There's No Place for Drunk Driving During the Holiday Season
With the Holidays come family gatherings, office parties, socializing with friends and Year End football game get-togethers. These are occasions we look forward to all year. But there can be a dark side to the holiday cheer: drunk driving and the injuries and deaths that result.
Every December we see a spike in highway fatalities in the United States during the Christmas and New Year Holiday periods. In 2005, there were 193 deaths involving at least one impaired driver during the three day New Year weekend. Another 160 people died over the three day Christmas weekend in 2006. These grim figures do not reflect the other horrific consequences of such accidents: a child's loss of a parent, a wife's loss of her wage earning husband, and the severe injuries and lost income innocent passengers may suffer.
It's up to each and every one of us to do our part to prevent these tragedies. Remember, everyone has a role to play in keeping drunk drivers off the road.
No one is more responsible for preventing drunk driving than you, the driver. No excuses! If you drink, you can't drive.
• Line up a sober driver to take you home if you anticipate drinking alcohol during an evening out.
• Call a cab or set up a ride with a program such as Safe Rides or Sober Rides, which provide free rides home to intoxicated citizens.
• Watch what you drink and eat. Never drink too much too quickly. Put soft drinks or coffee into your mix of beverages. Don't drink on an empty stomach.
Make sure you eat food at the same time you're drinking.
• Stay overnight in a nearby hotel or motel, if you're going to attend a Christmas party and you know you want to have more than one or two drinks during the evening. That way you can walk to your hotel room after the party's over.
Most of us enjoy hosting holiday parties for friends and family. However, with the decision to serve alcoholic beverages comes the responsibility to make certain our guests don't leave the party so impaired that they are unable to drive safely.
• Serve a variety of food, coffee, and non-alcoholic beverages.
• Keep an eye on your guests as you circulate during the party.
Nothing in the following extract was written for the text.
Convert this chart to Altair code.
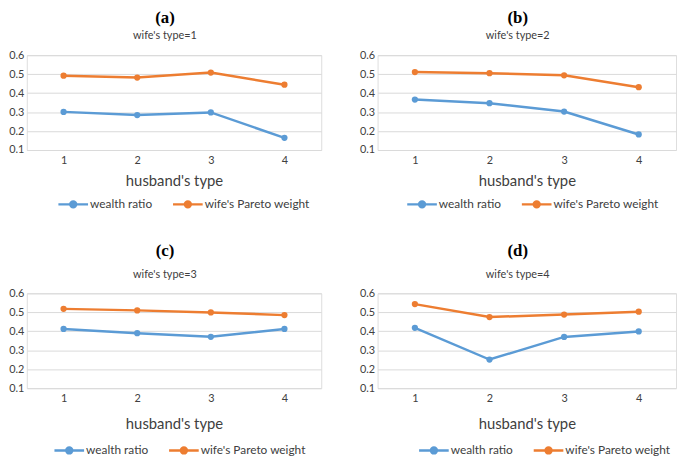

If you observe someone take more than one or two alcoholic drinks or you see someone who shows signs of intoxication, be pro-active. Determine whether the person expects to drive himself home. If so, intervene and ensure that a sober driver takes him.
• Provide a list of phone numbers for local cab companies and post it for your guests.
• Take the keys away and call a cab. Or call a family member or friend to give your guest a sober ride. If you can't take care of the situation on your own, ask his friends (or yours) to help.
Many of you know family members who drink too much at holiday parties. You recognize your husband, boyfriend, sister, or mother risks his or her life and the lives of others when he or she gets behind the wheel in an intoxicated state. Take a stand and be firm. No drinking and driving.
• Offer to take your family member to the party and pick him up afterwards.
• Arrange a ride with a responsible friend or a cab.
• If you are a parent worried that your teenager or young adult may drink and drive, try to establish an understanding or agreement on the subject. Explain that you are available 24/7 to pick your child up, wherever he is, if he or his friends believe he is too intoxicated to drive.
We hear it repeated again and again, but it's true! Friends don't let friends drive drunk. Do what it takes to keep an intoxicated friend from getting behind the wheel. Take his keys away. Move his car to a place where he can't find it. Drive him home yourself. Call a cab, if you can't drive him home either because you don't have a car or because you've had too much to drink yourself.
Yes, you. You have a role to play in keeping drunk drivers off the roads. Watch out for them as you travel the highways and roads over the holidays. If you see driver conduct that suggests a motorist is driving while intoxicated, call the police and report the suspicious behavior immediately. Give location, vehicle make and model, and license plate number whenever possible.
For your own safety, think twice before you travel the roads and highways late at night during the Holidays. There are more intoxicated drivers on the road in the late evening and early morning hours. And be selfish! Don't get into a car or onto a motorcycle operated by someone you know has had too much to drink!